Last year, a friend and private aircraft pilot flew Cutler over the wilderness “so I could pay my respects to the lookout where I spent the summer of 1952 as a GS-3 fire control aide,” said Cutler, who lives in Roanoke, Virginia.

He said he was employed by the U.S. Forest Service, working for Sullivan Lake District Ranger Carl Wetterstrom.

“What a memorable summer that was, with mule deer and mountain goats at the salt block near the door, pikas scrambling across the rock fields, goshawks flying overhead – and the hectic dry lighting storm nights, trying to keep track of the lightning strikes to be called in the ranger station the next morning.

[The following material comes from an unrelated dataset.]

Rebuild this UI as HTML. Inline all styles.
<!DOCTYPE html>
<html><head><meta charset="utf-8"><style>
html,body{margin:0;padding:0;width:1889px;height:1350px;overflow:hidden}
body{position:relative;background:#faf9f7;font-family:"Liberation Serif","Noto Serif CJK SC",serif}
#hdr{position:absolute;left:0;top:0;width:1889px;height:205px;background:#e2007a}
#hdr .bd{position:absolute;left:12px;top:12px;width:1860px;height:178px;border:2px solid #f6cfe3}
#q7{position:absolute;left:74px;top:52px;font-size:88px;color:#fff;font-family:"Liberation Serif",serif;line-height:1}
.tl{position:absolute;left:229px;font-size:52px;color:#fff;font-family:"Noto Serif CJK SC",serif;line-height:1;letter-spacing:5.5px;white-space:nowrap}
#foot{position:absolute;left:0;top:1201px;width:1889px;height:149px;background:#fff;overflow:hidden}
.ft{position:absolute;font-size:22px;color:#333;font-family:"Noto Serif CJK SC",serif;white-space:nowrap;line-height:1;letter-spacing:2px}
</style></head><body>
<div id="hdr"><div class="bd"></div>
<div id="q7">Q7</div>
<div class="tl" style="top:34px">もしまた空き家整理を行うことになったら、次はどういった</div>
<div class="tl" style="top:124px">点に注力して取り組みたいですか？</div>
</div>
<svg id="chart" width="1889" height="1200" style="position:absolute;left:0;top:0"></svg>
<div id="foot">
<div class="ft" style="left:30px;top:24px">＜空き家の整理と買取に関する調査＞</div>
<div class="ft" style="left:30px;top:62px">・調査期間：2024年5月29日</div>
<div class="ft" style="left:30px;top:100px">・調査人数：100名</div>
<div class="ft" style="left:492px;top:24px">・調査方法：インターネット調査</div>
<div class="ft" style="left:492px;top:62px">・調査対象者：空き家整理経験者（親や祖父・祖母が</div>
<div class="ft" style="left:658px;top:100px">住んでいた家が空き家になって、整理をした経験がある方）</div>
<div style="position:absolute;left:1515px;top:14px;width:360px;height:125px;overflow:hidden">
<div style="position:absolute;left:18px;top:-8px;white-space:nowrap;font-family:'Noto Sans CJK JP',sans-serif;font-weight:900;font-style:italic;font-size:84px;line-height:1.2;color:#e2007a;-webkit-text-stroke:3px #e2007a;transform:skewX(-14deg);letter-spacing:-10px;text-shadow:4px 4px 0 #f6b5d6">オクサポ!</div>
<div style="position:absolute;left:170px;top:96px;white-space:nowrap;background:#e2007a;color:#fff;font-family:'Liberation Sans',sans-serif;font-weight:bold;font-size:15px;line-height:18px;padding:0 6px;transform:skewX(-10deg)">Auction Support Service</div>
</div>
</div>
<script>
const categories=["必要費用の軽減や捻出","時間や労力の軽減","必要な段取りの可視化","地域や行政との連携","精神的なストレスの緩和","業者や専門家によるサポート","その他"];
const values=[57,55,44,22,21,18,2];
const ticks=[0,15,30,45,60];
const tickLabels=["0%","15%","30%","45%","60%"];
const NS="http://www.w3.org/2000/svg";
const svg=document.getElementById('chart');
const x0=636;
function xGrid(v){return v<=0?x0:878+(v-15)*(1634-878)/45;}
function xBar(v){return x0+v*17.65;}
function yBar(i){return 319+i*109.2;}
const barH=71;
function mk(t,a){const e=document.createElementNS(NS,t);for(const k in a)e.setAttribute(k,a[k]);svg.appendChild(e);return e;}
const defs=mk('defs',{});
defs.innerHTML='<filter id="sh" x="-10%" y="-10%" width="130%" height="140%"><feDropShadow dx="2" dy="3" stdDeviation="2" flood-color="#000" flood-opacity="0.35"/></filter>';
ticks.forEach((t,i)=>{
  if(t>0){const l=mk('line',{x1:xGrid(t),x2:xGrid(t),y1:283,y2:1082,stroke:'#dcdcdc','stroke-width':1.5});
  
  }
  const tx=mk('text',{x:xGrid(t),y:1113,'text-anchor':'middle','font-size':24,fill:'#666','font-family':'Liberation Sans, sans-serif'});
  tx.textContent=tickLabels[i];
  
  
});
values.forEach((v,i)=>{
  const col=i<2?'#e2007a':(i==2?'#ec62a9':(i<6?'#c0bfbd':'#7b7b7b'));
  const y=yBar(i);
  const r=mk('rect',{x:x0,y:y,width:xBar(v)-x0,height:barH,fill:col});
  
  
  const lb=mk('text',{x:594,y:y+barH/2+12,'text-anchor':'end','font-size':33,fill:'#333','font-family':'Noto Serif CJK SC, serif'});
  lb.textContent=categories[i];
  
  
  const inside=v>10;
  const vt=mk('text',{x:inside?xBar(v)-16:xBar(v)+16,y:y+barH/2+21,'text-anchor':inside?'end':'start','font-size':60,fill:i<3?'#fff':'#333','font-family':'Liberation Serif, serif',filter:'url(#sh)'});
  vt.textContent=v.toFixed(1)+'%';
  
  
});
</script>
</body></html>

“And the hike out in September, past the pair of great gray owls and the porcupine still guarding its deceased mate near the trail. We had killed it while clearing the trail to the lookout in July.”

An era was ending.

“I must have been one of the last to man that lookout,” Cutler said. “I think aerial patrol took over soon afterward. I know my assignment there was expensive considering the string of eight mules and a packer on horse that packed in my food and gear at the start of the season.”

When the fire was reported on Sept. 3, a fire crew helicopter was dispatched to Little Snowy Top but initially turned back because of weather, said Martin Badertscher, Idaho Panhandle National Forests patrol captain in Coeur d’Alene.

“Once we got the call, we had Forest Service law enforcement, recreation staff and the Border Patrol hit the trailheads,” Badertscher said.

“We caught up with a handful of folks at the trailhead or coming out and gained little bits and pieces of information at that time. The next day we went up and did the investigation. Five days later the fire marshal was able to get there as well.”

Neither a cause nor the individual responsible has has been pinned down, he said Tuesday.

“If it were determined to be arson, there would be criminal consequences,” he said. “If it was negligence, it could be a civil issue.

“The structure itself was simple and not of high monetary value. But it’s a historic site that meant a lot to the public. Our archeology staff would have a role in determining value.”

“I am sorry for the hikers in the region who won’t be able to use the cabin,” Cutler said. “And I’m angry and sad about the vandalism that took place there.”

When The Spokesman-Review reported the Sept. 3 fire, one online comment hinted at what the loss entails.

“At the least I wish they could have saved the register where visitors left their names and notes about their stay,” he said.